The justices’ one-sentence statement gave Republicans a short-term victory because the new district lines – engineered by House Majority Leader Tom DeLay, a Republican of Texas – should help the GOP gain seats and extend its 10-year hold on the House. Republicans currently control the chamber by 227-205, plus an independent and two vacancies.


“The court’s decision has no impact on the current election,” said the head of the House GOP campaign organization, Rep. Tom Reynolds, a Republican of New York. “As I see it, the Democrats lose several incumbents come November 2.”


But in the longer term, yesterday’s order breathes fresh life into Democratic court challenges to the Texas redistricting plan. Democrats say the new lines were drawn to defeat Democratic lawmakers by putting them in the same districts as other incumbents or giving them thousands of new or Republican constituents.


“Any time you have an illegal process, you’re likely to get illegal results,” said an attorney for Democrats in the suit, Gerry Hebert. “Today’s decision sets the stage for a court to ultimately find that this map was illegal.”


Yesterday’s order ships the case back to a three-judge federal panel in Texas. However it rules, the case seems likely to end up before the Supreme Court again.


“I see this as the Supreme Court punting right before the national election,” said an election law expert at Loyola Law School, Richard Hasen. “It buys the Supreme Court another term before it has to rethink the issue.”


Texas’s new district map already helped prompt Democratic Rep. Jim Turner to retire. Thirteen-term Democratic Rep. Martin Frost is pitted against Republican Rep. Pete Sessions, a four term veteran, in a new GOP-leaning district.
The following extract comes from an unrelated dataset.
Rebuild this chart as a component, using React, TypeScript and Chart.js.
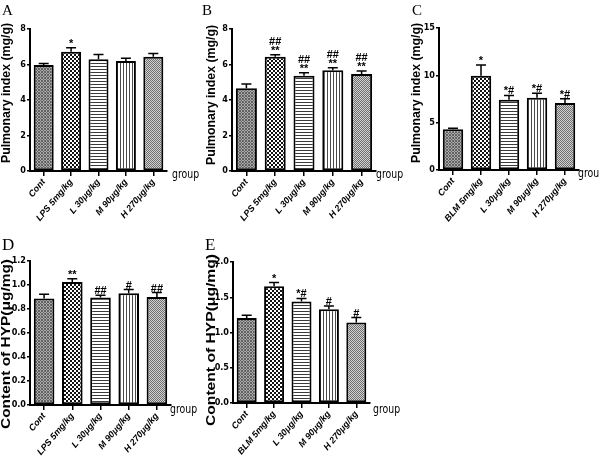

Democratic Rep. Charles Stenholm, another 13-term veteran, is fighting for his political life against freshman GOP Rep. Randy Neugebauer in a district in which two-thirds of the voters are new to Mr. Stenholm. And Democratic Reps. Max Sandlin, Nick Lampson, and Chet Edwards also face difficult fights from challengers, though Mr. Edwards may well win.


“This decision puts a spotlight on redistricting and how West Texas was gerrymandered,” said Mr. Stenholm. “This will remind voters of how power brokers in Washington and Austin redrew these lines without considering the impact on West Texas.”
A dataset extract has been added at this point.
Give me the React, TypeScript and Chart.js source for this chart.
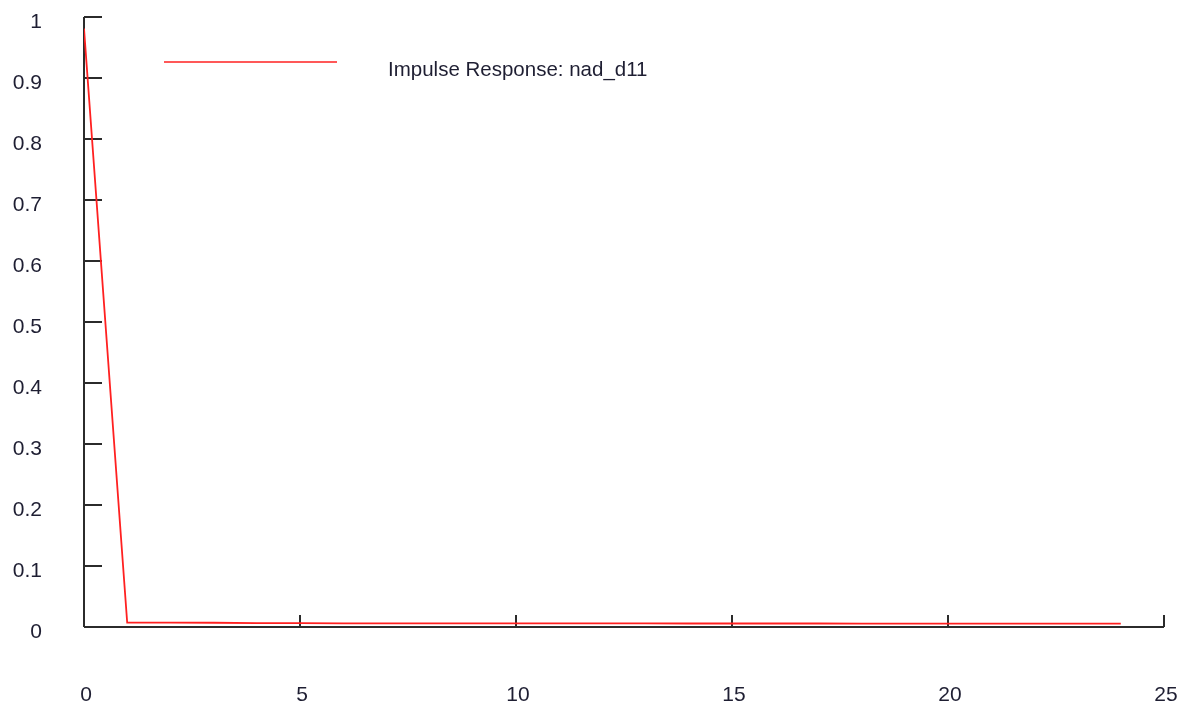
import React, { useEffect, useRef } from "react";
import { Chart, registerables } from "chart.js";

Chart.register(...registerables);

const periods: number[] = [0, 1, 2, 3, 4, 5, 6, 7, 8, 9, 10, 11, 12, 13, 14, 15, 16, 17, 18, 19, 20, 21, 22, 23, 24];
const responseValues: number[] = [
  0.981, 0.0074, 0.0072, 0.0070, 0.0064, 0.0062, 0.0061, 0.0060, 0.0060, 0.0059, 0.0059, 0.0058, 0.0058,
  0.0058, 0.0057, 0.0057, 0.0057, 0.0057, 0.0056, 0.0056, 0.0056, 0.0056, 0.0056, 0.0055, 0.0055,
];
const seriesLabel = "Impulse Response: nad_d11";
const xTickValues: number[] = [0, 5, 10, 15, 20, 25];
const yTickValues: number[] = [0, 0.1, 0.2, 0.3, 0.4, 0.5, 0.6, 0.7, 0.8, 0.9, 1];

const AXIS_COLOR = "#2b2b2b";
const TEXT_COLOR = "#1e1e32";
const LINE_COLOR = "#ff2020";
const FONT_FAMILY = "Arial, 'Liberation Sans', sans-serif";

const zeroPadding = (scale: any) => {
  scale.paddingTop = 0;
  scale.paddingBottom = 0;
  scale.paddingLeft = 0;
  scale.paddingRight = 0;
};

const axesPlugin = {
  id: "customAxes",
  beforeDatasetsDraw(chart: any) {
    const { ctx, scales } = chart;
    const xs = scales.x;
    const ys = scales.y;
    ctx.save();
    ctx.strokeStyle = AXIS_COLOR;
    ctx.lineWidth = 2;
    ctx.beginPath();
    const y0 = ys.getPixelForValue(0);
    const yTop = ys.getPixelForValue(1);
    const x0 = xs.getPixelForValue(0);
    const xEnd = xs.getPixelForValue(25);
    ctx.moveTo(x0, y0);
    ctx.lineTo(x0, yTop);
    ctx.moveTo(x0, y0);
    ctx.lineTo(xEnd, y0);
    yTickValues.forEach((v) => {
      if (v === 0) return;
      const py = ys.getPixelForValue(v);
      ctx.moveTo(x0, py);
      ctx.lineTo(x0 + 18, py);
    });
    xTickValues.forEach((v) => {
      if (v === 0) return;
      const px = xs.getPixelForValue(v);
      ctx.moveTo(px, y0);
      ctx.lineTo(px, y0 - 12);
    });
    ctx.stroke();
    ctx.restore();
  },
  afterDraw(chart: any) {
    const { ctx } = chart;
    const ds = chart.data.datasets[0];
    ctx.save();
    ctx.strokeStyle = LINE_COLOR;
    ctx.lineWidth = 1.6;
    ctx.beginPath();
    ctx.moveTo(164, 62);
    ctx.lineTo(337, 62);
    ctx.stroke();
    ctx.fillStyle = TEXT_COLOR;
    ctx.font = `20.5px ${FONT_FAMILY}`;
    ctx.textAlign = "left";
    ctx.textBaseline = "alphabetic";
    ctx.fillText(ds.label, 388, 76);
    ctx.restore();
  },
};

export default function App() {
  const canvasRef = useRef<HTMLCanvasElement | null>(null);

  useEffect(() => {
    const canvas = canvasRef.current;
    if (!canvas) return;
    const chart = new Chart(canvas, {
      type: "line",
      data: {
        datasets: [
          {
            label: seriesLabel,
            data: periods.map((p, i) => ({ x: p, y: responseValues[i] })),
            borderColor: LINE_COLOR,
            borderWidth: 1.8,
            pointRadius: 0,
            tension: 0,
            fill: false,
          },
        ],
      },
      options: {
        responsive: false,
        animation: false,
        devicePixelRatio: 1,
        layout: { padding: { top: 17, right: 20, left: 0, bottom: 0 } },
        plugins: {
          legend: { display: false },
          tooltip: { enabled: false },
          title: { display: false },
        },
        scales: {
          x: {
            type: "linear",
            min: 0,
            max: 25,
            afterFit: (scale: any) => {
              scale.height = 80;
              zeroPadding(scale);
            },
            afterBuildTicks: (scale: any) => {
              scale.ticks = xTickValues.map((v) => ({ value: v }));
            },
            grid: { display: false },
            border: { display: false },
            ticks: {
              color: TEXT_COLOR,
              font: { size: 21, family: FONT_FAMILY },
              padding: 48,
              labelOffset: 2,
              maxRotation: 0,
              callback: (v: any) => String(v),
            },
          },
          y: {
            type: "linear",
            min: 0,
            max: 1,
            afterFit: (scale: any) => {
              scale.width = 84;
              zeroPadding(scale);
            },
            afterBuildTicks: (scale: any) => {
              scale.ticks = yTickValues.map((v) => ({ value: v }));
            },
            grid: { display: false },
            border: { display: false },
            ticks: {
              color: TEXT_COLOR,
              font: { size: 21, family: FONT_FAMILY },
              padding: 34,
              labelOffset: 5,
              callback: (v: any) => String(Number(Number(v).toFixed(2))),
            },
          },
        },
      },
      plugins: [axesPlugin],
    });
    return () => chart.destroy();
  }, []);

  return (
    <div style={{ position: "absolute", left: 0, top: 0, width: 1184, height: 707, background: "#fff" }}>
      <canvas ref={canvasRef} width={1184} height={707} />
    </div>
  );
}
Republicans saw just the opposite.


Mr. DeLay’s spokesman, Stuart Roy, said the order was “a highly technical court decision that suggests no problem with the existing map.” And the chairman of the Texas Republican Party, Tina Benkiser, said the new lines correct an imbalance in which 56% of the state’s votes in 2002 went to GOP House candidates, but Republicans won less than half the state’s House seats.


“Something was very wrong,” Ms. Benkiser said.


At the dispute’s center is Mr. DeLay, one of Congress’ most powerful Republicans and a man whom Democrats have tried to cast as a symbol of GOP extremism.


The Constitution requires states to draw new congressional districts every 10 years to reflect population shifts measured by the census. Texas state legislators failed to pass a new map for the state’s 32 House seats in 2001, after the new census numbers were available, so a federal court drew up a plan.


Republicans won control of the state Legislature in the 2002 elections and, with Mr. DeLay’s encouragement, started crafting another map in 2003.To try blocking GOP-written maps, Democratic lawmakers staged quorum-breaking walkouts and even fled to nearby states, but Republicans ultimately prevailed.


Congressional Democrats complained about Mr. DeLay’s role in the battle. Earlier this month, the bipartisan House ethics committee concluded Mr. DeLay raised “serious concerns” by contacting the Federal Aviation Administration last year to help locate Texas Democrats who flew to Oklahoma to try thwarting passage of the redistricting plan.


In throwing out the lower court’s decision yesterday, the justices cited a 5-4 ruling they made in April in which they seemed to open the door for challenging district maps if the new districts were so partisan that the minority party was denied basic rights.


Critics of the court, however, say that ruling was too vague to provide a clear guideline.


Democrats also argued that the new districts violated the rights of the state’s minority groups by drawing a new map that hurt minority representation in Congress. The Supreme Court order did not mention that argument.